> [MATERIAL]:
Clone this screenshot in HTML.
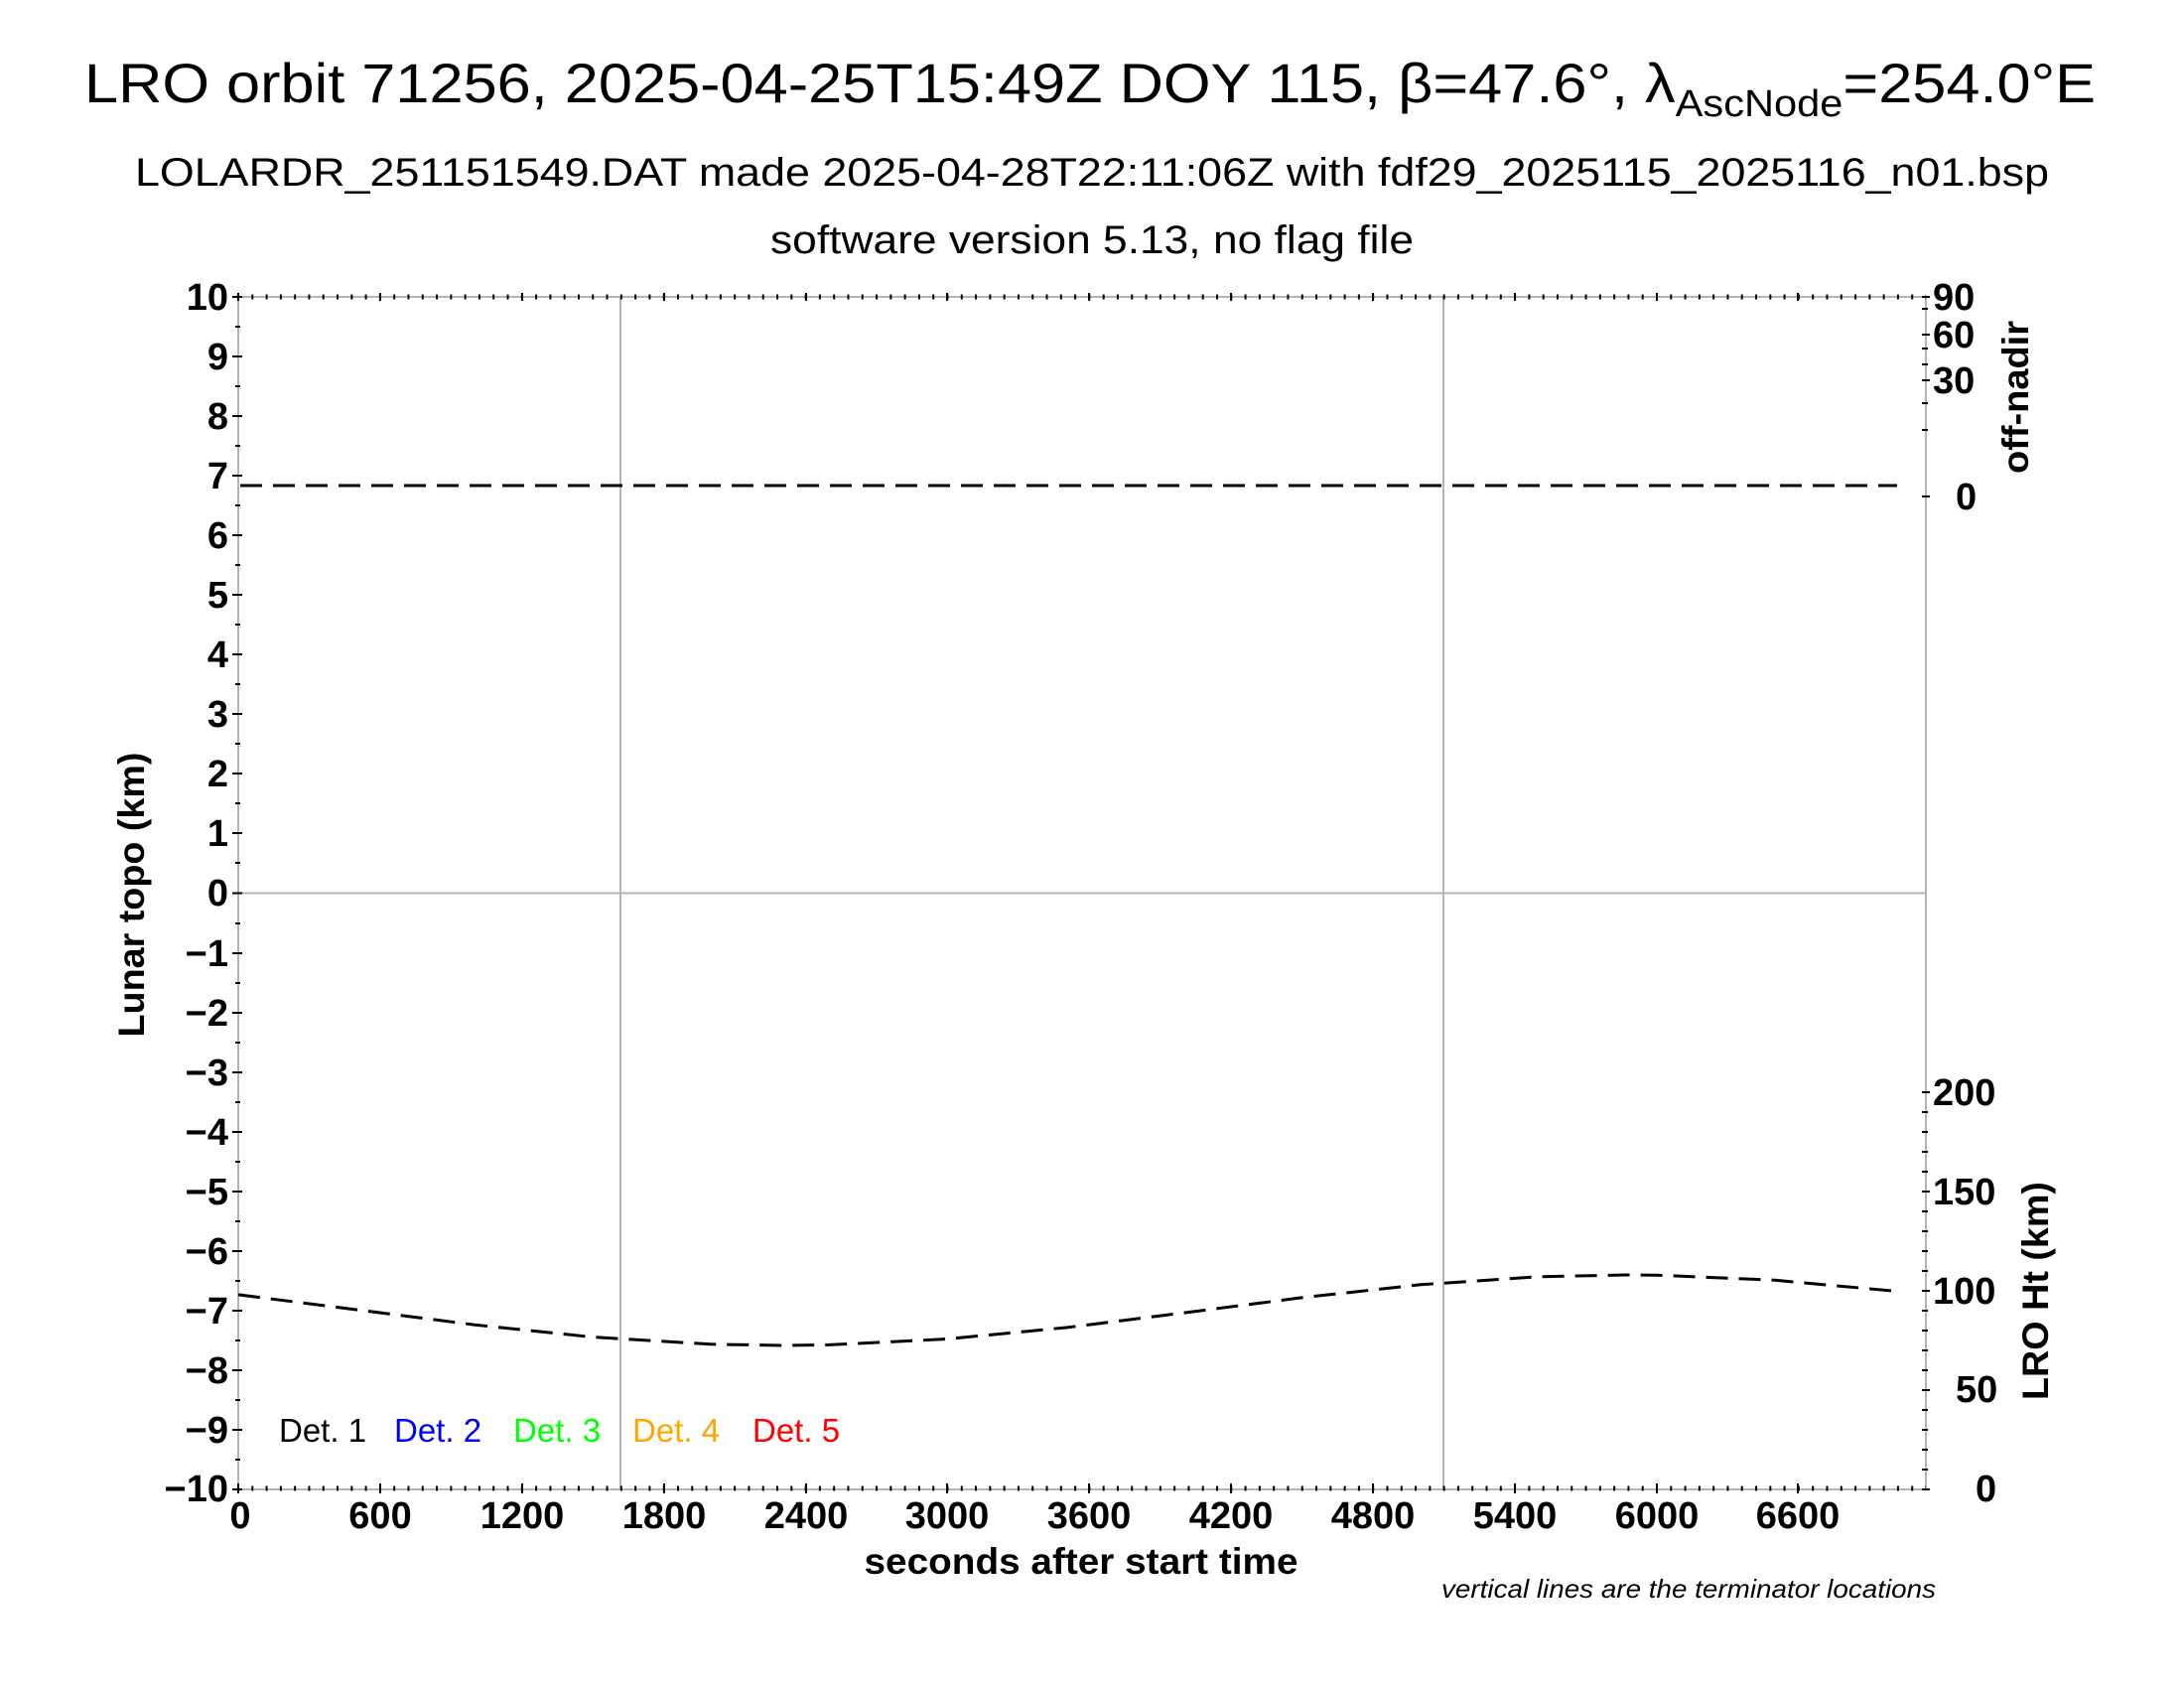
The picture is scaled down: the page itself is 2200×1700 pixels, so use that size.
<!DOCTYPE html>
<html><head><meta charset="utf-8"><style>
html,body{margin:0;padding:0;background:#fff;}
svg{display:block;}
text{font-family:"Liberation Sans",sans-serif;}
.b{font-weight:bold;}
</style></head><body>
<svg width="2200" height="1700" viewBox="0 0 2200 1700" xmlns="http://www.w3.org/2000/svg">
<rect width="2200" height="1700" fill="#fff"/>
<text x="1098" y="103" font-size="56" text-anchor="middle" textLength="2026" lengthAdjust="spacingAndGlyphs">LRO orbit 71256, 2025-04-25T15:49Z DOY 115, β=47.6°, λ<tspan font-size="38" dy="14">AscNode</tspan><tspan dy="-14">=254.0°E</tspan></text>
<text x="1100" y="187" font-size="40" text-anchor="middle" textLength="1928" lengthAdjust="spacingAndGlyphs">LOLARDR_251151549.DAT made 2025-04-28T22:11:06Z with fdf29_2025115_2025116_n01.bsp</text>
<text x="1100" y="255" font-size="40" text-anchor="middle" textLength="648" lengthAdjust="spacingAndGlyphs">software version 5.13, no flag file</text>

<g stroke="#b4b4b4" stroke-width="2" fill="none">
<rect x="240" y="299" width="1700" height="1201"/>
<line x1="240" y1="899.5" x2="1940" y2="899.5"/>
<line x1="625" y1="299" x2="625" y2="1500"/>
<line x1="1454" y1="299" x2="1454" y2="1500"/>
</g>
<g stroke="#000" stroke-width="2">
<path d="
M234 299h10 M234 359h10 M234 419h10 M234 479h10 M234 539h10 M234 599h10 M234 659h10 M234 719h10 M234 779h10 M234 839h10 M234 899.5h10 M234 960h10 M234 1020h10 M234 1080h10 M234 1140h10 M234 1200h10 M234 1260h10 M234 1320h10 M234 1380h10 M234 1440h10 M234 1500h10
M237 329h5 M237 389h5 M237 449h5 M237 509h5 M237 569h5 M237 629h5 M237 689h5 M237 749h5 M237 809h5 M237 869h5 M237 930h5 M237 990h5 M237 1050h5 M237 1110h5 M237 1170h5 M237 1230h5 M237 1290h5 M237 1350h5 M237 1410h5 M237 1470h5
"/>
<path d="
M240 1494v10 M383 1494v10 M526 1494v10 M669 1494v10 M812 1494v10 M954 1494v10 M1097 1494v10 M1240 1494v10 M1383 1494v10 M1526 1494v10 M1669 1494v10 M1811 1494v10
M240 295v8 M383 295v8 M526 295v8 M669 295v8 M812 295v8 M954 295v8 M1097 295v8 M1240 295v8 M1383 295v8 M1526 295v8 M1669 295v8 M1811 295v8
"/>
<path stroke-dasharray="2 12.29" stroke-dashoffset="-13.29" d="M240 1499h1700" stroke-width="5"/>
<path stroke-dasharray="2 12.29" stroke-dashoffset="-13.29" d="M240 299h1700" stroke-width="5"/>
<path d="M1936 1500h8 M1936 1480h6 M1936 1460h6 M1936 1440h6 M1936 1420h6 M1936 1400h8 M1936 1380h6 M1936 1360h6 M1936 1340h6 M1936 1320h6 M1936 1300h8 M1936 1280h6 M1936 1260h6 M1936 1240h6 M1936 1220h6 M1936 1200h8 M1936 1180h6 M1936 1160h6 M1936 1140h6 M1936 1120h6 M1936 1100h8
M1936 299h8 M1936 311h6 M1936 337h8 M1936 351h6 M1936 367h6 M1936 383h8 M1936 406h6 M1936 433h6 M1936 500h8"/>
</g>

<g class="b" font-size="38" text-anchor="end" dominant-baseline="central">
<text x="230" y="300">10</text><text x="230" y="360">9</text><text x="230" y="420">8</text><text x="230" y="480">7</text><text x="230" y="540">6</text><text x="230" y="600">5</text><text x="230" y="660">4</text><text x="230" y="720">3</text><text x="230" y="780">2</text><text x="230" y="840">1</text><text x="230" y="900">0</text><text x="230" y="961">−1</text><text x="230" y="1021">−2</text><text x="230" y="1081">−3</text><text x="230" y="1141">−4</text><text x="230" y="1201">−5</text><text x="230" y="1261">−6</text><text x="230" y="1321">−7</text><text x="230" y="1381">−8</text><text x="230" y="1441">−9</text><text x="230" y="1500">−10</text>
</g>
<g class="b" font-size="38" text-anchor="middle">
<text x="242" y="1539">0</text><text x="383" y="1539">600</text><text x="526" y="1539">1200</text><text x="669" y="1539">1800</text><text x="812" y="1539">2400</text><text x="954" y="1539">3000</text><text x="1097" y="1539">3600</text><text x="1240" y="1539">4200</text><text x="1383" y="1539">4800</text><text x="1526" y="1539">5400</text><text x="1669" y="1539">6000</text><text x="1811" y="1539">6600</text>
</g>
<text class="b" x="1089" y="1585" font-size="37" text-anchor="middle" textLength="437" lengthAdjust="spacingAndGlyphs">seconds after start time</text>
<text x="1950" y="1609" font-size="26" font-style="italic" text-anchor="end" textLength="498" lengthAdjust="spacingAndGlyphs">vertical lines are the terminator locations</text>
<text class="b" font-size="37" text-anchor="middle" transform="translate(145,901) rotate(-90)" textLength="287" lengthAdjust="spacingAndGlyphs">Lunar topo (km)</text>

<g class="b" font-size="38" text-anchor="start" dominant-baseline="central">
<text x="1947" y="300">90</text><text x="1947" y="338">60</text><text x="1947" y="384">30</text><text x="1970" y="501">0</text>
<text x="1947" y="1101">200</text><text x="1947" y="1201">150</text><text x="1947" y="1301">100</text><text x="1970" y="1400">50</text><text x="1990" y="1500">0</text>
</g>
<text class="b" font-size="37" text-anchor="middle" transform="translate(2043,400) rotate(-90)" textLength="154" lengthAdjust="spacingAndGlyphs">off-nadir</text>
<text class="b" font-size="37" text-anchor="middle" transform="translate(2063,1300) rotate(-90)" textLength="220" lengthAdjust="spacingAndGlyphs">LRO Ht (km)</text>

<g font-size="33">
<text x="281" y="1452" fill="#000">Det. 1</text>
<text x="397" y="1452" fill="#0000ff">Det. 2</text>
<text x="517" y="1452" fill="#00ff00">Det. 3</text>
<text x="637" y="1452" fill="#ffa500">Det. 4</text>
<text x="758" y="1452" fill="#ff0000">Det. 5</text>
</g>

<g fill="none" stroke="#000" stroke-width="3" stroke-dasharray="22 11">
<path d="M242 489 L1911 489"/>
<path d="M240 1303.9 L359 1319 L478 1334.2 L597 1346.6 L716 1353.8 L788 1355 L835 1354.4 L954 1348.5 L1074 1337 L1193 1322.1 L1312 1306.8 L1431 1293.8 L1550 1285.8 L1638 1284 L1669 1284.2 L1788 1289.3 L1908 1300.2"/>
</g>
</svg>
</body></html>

> [DIRECTIVE]: Reproduce the whole listing exactly, but not the images in it.

> [PROBLEM SOLUTION]:
Clone this screenshot in HTML.
The picture is scaled down: the page itself is 2200×1700 pixels, so use that size.
<!DOCTYPE html>
<html><head><meta charset="utf-8"><style>
html,body{margin:0;padding:0;background:#fff;}
svg{display:block;}
text{font-family:"Liberation Sans",sans-serif;}
.b{font-weight:bold;}
</style></head><body>
<svg width="2200" height="1700" viewBox="0 0 2200 1700" xmlns="http://www.w3.org/2000/svg">
<rect width="2200" height="1700" fill="#fff"/>
<text x="1098" y="103" font-size="56" text-anchor="middle" textLength="2026" lengthAdjust="spacingAndGlyphs">LRO orbit 71256, 2025-04-25T15:49Z DOY 115, β=47.6°, λ<tspan font-size="38" dy="14">AscNode</tspan><tspan dy="-14">=254.0°E</tspan></text>
<text x="1100" y="187" font-size="40" text-anchor="middle" textLength="1928" lengthAdjust="spacingAndGlyphs">LOLARDR_251151549.DAT made 2025-04-28T22:11:06Z with fdf29_2025115_2025116_n01.bsp</text>
<text x="1100" y="255" font-size="40" text-anchor="middle" textLength="648" lengthAdjust="spacingAndGlyphs">software version 5.13, no flag file</text>

<g stroke="#b4b4b4" stroke-width="2" fill="none">
<rect x="240" y="299" width="1700" height="1201"/>
<line x1="240" y1="899.5" x2="1940" y2="899.5"/>
<line x1="625" y1="299" x2="625" y2="1500"/>
<line x1="1454" y1="299" x2="1454" y2="1500"/>
</g>
<g stroke="#000" stroke-width="2">
<path d="
M234 299h10 M234 359h10 M234 419h10 M234 479h10 M234 539h10 M234 599h10 M234 659h10 M234 719h10 M234 779h10 M234 839h10 M234 899.5h10 M234 960h10 M234 1020h10 M234 1080h10 M234 1140h10 M234 1200h10 M234 1260h10 M234 1320h10 M234 1380h10 M234 1440h10 M234 1500h10
M237 329h5 M237 389h5 M237 449h5 M237 509h5 M237 569h5 M237 629h5 M237 689h5 M237 749h5 M237 809h5 M237 869h5 M237 930h5 M237 990h5 M237 1050h5 M237 1110h5 M237 1170h5 M237 1230h5 M237 1290h5 M237 1350h5 M237 1410h5 M237 1470h5
"/>
<path d="
M240 1494v10 M383 1494v10 M526 1494v10 M669 1494v10 M812 1494v10 M954 1494v10 M1097 1494v10 M1240 1494v10 M1383 1494v10 M1526 1494v10 M1669 1494v10 M1811 1494v10
M240 295v8 M383 295v8 M526 295v8 M669 295v8 M812 295v8 M954 295v8 M1097 295v8 M1240 295v8 M1383 295v8 M1526 295v8 M1669 295v8 M1811 295v8
"/>
<path stroke-dasharray="2 12.29" stroke-dashoffset="-13.29" d="M240 1499h1700" stroke-width="5"/>
<path stroke-dasharray="2 12.29" stroke-dashoffset="-13.29" d="M240 299h1700" stroke-width="5"/>
<path d="M1936 1500h8 M1936 1480h6 M1936 1460h6 M1936 1440h6 M1936 1420h6 M1936 1400h8 M1936 1380h6 M1936 1360h6 M1936 1340h6 M1936 1320h6 M1936 1300h8 M1936 1280h6 M1936 1260h6 M1936 1240h6 M1936 1220h6 M1936 1200h8 M1936 1180h6 M1936 1160h6 M1936 1140h6 M1936 1120h6 M1936 1100h8
M1936 299h8 M1936 311h6 M1936 337h8 M1936 351h6 M1936 367h6 M1936 383h8 M1936 406h6 M1936 433h6 M1936 500h8"/>
</g>

<g class="b" font-size="38" text-anchor="end" dominant-baseline="central">
<text x="230" y="300">10</text><text x="230" y="360">9</text><text x="230" y="420">8</text><text x="230" y="480">7</text><text x="230" y="540">6</text><text x="230" y="600">5</text><text x="230" y="660">4</text><text x="230" y="720">3</text><text x="230" y="780">2</text><text x="230" y="840">1</text><text x="230" y="900">0</text><text x="230" y="961">−1</text><text x="230" y="1021">−2</text><text x="230" y="1081">−3</text><text x="230" y="1141">−4</text><text x="230" y="1201">−5</text><text x="230" y="1261">−6</text><text x="230" y="1321">−7</text><text x="230" y="1381">−8</text><text x="230" y="1441">−9</text><text x="230" y="1500">−10</text>
</g>
<g class="b" font-size="38" text-anchor="middle">
<text x="242" y="1539">0</text><text x="383" y="1539">600</text><text x="526" y="1539">1200</text><text x="669" y="1539">1800</text><text x="812" y="1539">2400</text><text x="954" y="1539">3000</text><text x="1097" y="1539">3600</text><text x="1240" y="1539">4200</text><text x="1383" y="1539">4800</text><text x="1526" y="1539">5400</text><text x="1669" y="1539">6000</text><text x="1811" y="1539">6600</text>
</g>
<text class="b" x="1089" y="1585" font-size="37" text-anchor="middle" textLength="437" lengthAdjust="spacingAndGlyphs">seconds after start time</text>
<text x="1950" y="1609" font-size="26" font-style="italic" text-anchor="end" textLength="498" lengthAdjust="spacingAndGlyphs">vertical lines are the terminator locations</text>
<text class="b" font-size="37" text-anchor="middle" transform="translate(145,901) rotate(-90)" textLength="287" lengthAdjust="spacingAndGlyphs">Lunar topo (km)</text>

<g class="b" font-size="38" text-anchor="start" dominant-baseline="central">
<text x="1947" y="300">90</text><text x="1947" y="338">60</text><text x="1947" y="384">30</text><text x="1970" y="501">0</text>
<text x="1947" y="1101">200</text><text x="1947" y="1201">150</text><text x="1947" y="1301">100</text><text x="1970" y="1400">50</text><text x="1990" y="1500">0</text>
</g>
<text class="b" font-size="37" text-anchor="middle" transform="translate(2043,400) rotate(-90)" textLength="154" lengthAdjust="spacingAndGlyphs">off-nadir</text>
<text class="b" font-size="37" text-anchor="middle" transform="translate(2063,1300) rotate(-90)" textLength="220" lengthAdjust="spacingAndGlyphs">LRO Ht (km)</text>

<g font-size="33">
<text x="281" y="1452" fill="#000">Det. 1</text>
<text x="397" y="1452" fill="#0000ff">Det. 2</text>
<text x="517" y="1452" fill="#00ff00">Det. 3</text>
<text x="637" y="1452" fill="#ffa500">Det. 4</text>
<text x="758" y="1452" fill="#ff0000">Det. 5</text>
</g>

<g fill="none" stroke="#000" stroke-width="3" stroke-dasharray="22 11">
<path d="M242 489 L1911 489"/>
<path d="M240 1303.9 L359 1319 L478 1334.2 L597 1346.6 L716 1353.8 L788 1355 L835 1354.4 L954 1348.5 L1074 1337 L1193 1322.1 L1312 1306.8 L1431 1293.8 L1550 1285.8 L1638 1284 L1669 1284.2 L1788 1289.3 L1908 1300.2"/>
</g>
</svg>
</body></html>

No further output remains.